By connecting these eschatological themes with contemporary experiences of social upheaval, ecological strain, and personal transformation, the essay shows that the last things are not only future realities but active spiritual structures guiding personal and communal life now. Christian hope lies not in predicting the future but in living coherently within the present — standing upright, discerning truth, fostering compassion, and aligning one’s life with the healing patterns of God’s love.


The readings for the Thirty-Third Sunday in Ordinary Time speak with an unmistakable intensity. Malachi speaks of fire. Luke speaks of collapsing temples. Paul warns against disorder. The Psalm imagines creation itself rejoicing when justice returns to the earth.

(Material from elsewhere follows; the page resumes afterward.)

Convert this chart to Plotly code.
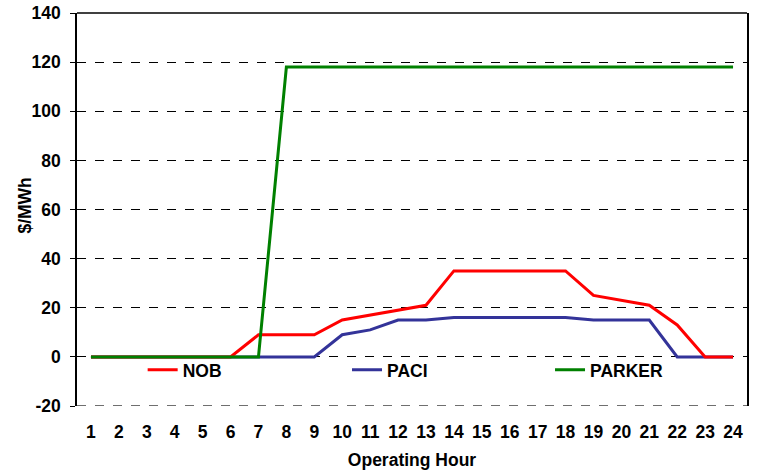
import plotly.graph_objects as go

hours = list(range(1, 25))
hour_labels = [str(h) for h in hours]
nob = [0, 0, 0, 0, 0, 0, 9, 9, 9, 15, 17, 19, 21, 35, 35, 35, 35, 35, 25, 23, 21, 13, 0, 0]
paci = [0, 0, 0, 0, 0, 0, 0, 0, 0, 9, 11, 15, 15, 16, 16, 16, 16, 16, 15, 15, 15, 0, 0, 0]
parker = [0, 0, 0, 0, 0, 0, 0, 118, 118, 118, 118, 118, 118, 118, 118, 118, 118, 118, 118, 118, 118, 118, 118, 118]
y_ticks = list(range(-20, 141, 20))
y_labels = [str(v) for v in y_ticks]

FONT = "Liberation Sans, Arial, sans-serif"
FS = 17.5

fig = go.Figure()
fig.add_trace(go.Scatter(x=hours, y=paci, name="PACI", mode="lines",
                         line=dict(color="#333399", width=3), legend="legend2"))
fig.add_trace(go.Scatter(x=hours, y=nob, name="NOB", mode="lines",
                         line=dict(color="#FF0000", width=3), legend="legend"))
fig.add_trace(go.Scatter(x=hours, y=parker, name="PARKER", mode="lines",
                         line=dict(color="#008000", width=3), legend="legend3"))

def leg(x):
    return dict(orientation="h", x=x, y=0.092, xanchor="left", yanchor="middle",
                bgcolor="rgba(0,0,0,0)", borderwidth=0,
                font=dict(family=FONT, size=FS, color="black", weight="bold"))

fig.update_layout(
    width=757, height=473,
    margin=dict(l=77, r=10, t=13, b=67),
    paper_bgcolor="white", plot_bgcolor="white",
    font=dict(family=FONT, size=FS, color="black"),
    showlegend=True,
    legend=leg(0.098),
    legend2=leg(0.403),
    legend3=leg(0.706),
    xaxis=dict(range=[0.5, 24.5], tickmode="array", tickvals=hours, ticktext=hour_labels,
               showgrid=False, zeroline=False, showline=False, ticks="",
               ticklabelstandoff=13, automargin=False,
               tickfont=dict(family=FONT, size=FS, weight="bold"),
               title=dict(text="<b>Operating Hour</b>", font=dict(family=FONT, size=FS), standoff=13)),
    xaxis2=dict(range=[0.5, 24.5], overlaying="x", anchor="free", position=0.125,
                tickmode="array", tickvals=[h + 0.5 for h in hours[:-1]],
                showticklabels=False, ticks="outside", ticklen=5, tickcolor="#808080", tickwidth=1.5,
                showline=True, linecolor="#808080", linewidth=2, showgrid=False, zeroline=False,
                layer="below traces", automargin=False),
    yaxis=dict(range=[-20, 140], tickmode="array", tickvals=y_ticks, ticktext=y_labels,
               showgrid=True, gridcolor="black", griddash="dash", gridwidth=1,
               zeroline=False, showline=True, linecolor="black", linewidth=1.5, mirror=True,
               ticks="outside", ticklen=5, tickcolor="black",
               ticklabelstandoff=6, automargin=False, ticklabeloverflow="allow",
               tickfont=dict(family=FONT, size=FS, weight="bold")),
    annotations=[dict(text="<b>$/MWh</b>", textangle=-90, xref="paper", yref="paper",
                      x=-0.0776, y=0.51, xanchor="center", yanchor="middle", showarrow=False,
                      font=dict(family=FONT, size=FS, color="black"))],
    shapes=[
        dict(type="line", xref="paper", yref="paper", x0=0, x1=1, y0=1, y1=1,
             line=dict(color="black", width=1.5)),
        dict(type="line", xref="paper", yref="y", x0=0, x1=1, y0=-20, y1=-20,
             line=dict(color="#404040", width=1.5, dash="dash")),
    ],
)

# remove the browser's default 8px body margin so the figure fills the window
fig.write_html("out.html", config={"displayModeBar": False},
               post_script="document.body.style.margin='0';")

At first glance, these texts seem to point outward — to future catastrophes or divine interventions. But when read with the eyes of coherence — the deep relational alignment that binds body, soul, society, and creation — something more profound emerges.

These readings are not about fear. They are about truth. They reveal the same pattern that Christian tradition later names as the four last things: death, judgment, heaven, and hell. And beneath all four is one central insight:

Life flourishes wherever things exist in alignment with truth, love, and right-relation.
Life collapses wherever that alignment is lost.

This is as true for a soul as it is for a community, an institution, or an entire civilization.

What we call “the last things” are simply the theological way of describing what Malachi, Paul, the Psalmist, and Jesus describe in narrative form: the unveiling of coherence or incoherence at the deepest levels of reality.